Pro Tip: Don’t just focus on the premium—consider the coverage levels, deductibles, and discounts when comparing policies.
6. Consider Insurance Companies That Don’t Use Credit Scores
While many insurers rely heavily on credit scores, some companies offer “no credit check” policies. These might be worth exploring if your credit score is low, but they can come with trade-offs:
- Higher Base Premiums: Policies that don’t use credit scores might have higher base rates to account for the increased risk.
- Limited Discounts: These companies may not offer as many discounts for safe driving or home safety features, so your options for savings might be limited.
- State-Specific Options: If you live in a state that restricts or bans the use of credit scores, research local options that offer competitive rates.
Takeaway: If your credit score is a barrier, non-credit-based insurers might be a temporary solution while you work on improving your score.
FAQs About Credit Scores and Insurance Rates
Q1: Why does my credit score affect my insurance rates?

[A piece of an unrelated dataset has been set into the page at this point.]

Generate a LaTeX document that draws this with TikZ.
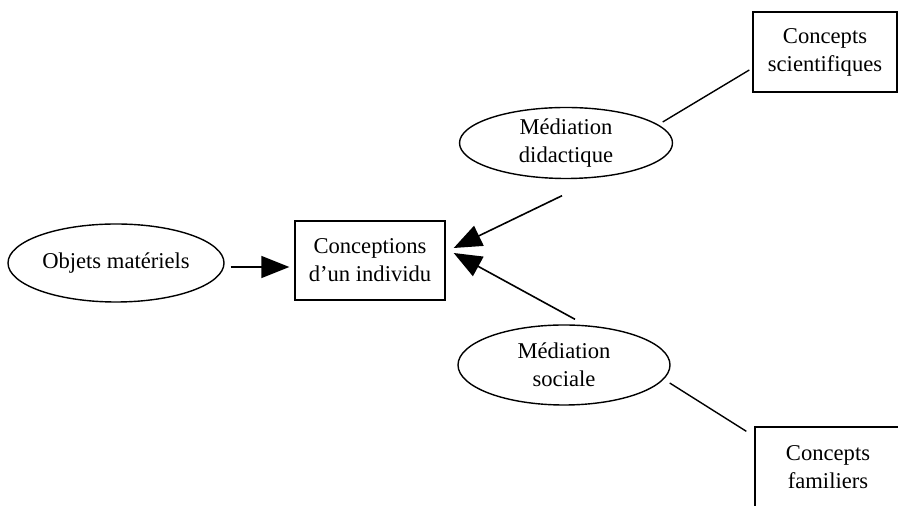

Insurance companies believe that a lower credit score indicates higher risk for filing claims. A higher score suggests financial stability and lower risk, leading to better rates.
Q2: Can my insurance rates go down if my credit score improves?
Yes! Many insurers update their credit-based insurance scores periodically, so improvements in your credit score can lead to lower premiums.
Q3: Will checking my credit score impact my insurance rates?
No, checking your own credit score results in a “soft inquiry,” which doesn’t affect your score. However, applying for new credit can cause a “hard inquiry,” which might have a small temporary impact.
Q4: How often should I check my credit score when shopping for insurance?
Check your score before getting quotes and then annually. This helps you stay aware of any changes that could impact your premiums.
Q5: Are there states where insurers can’t use credit scores?
Yes, some states have restrictions or bans on the use of credit scores for certain types of insurance. For example, California, Hawaii, and Massachusetts do not allow credit scores to influence auto insurance rates.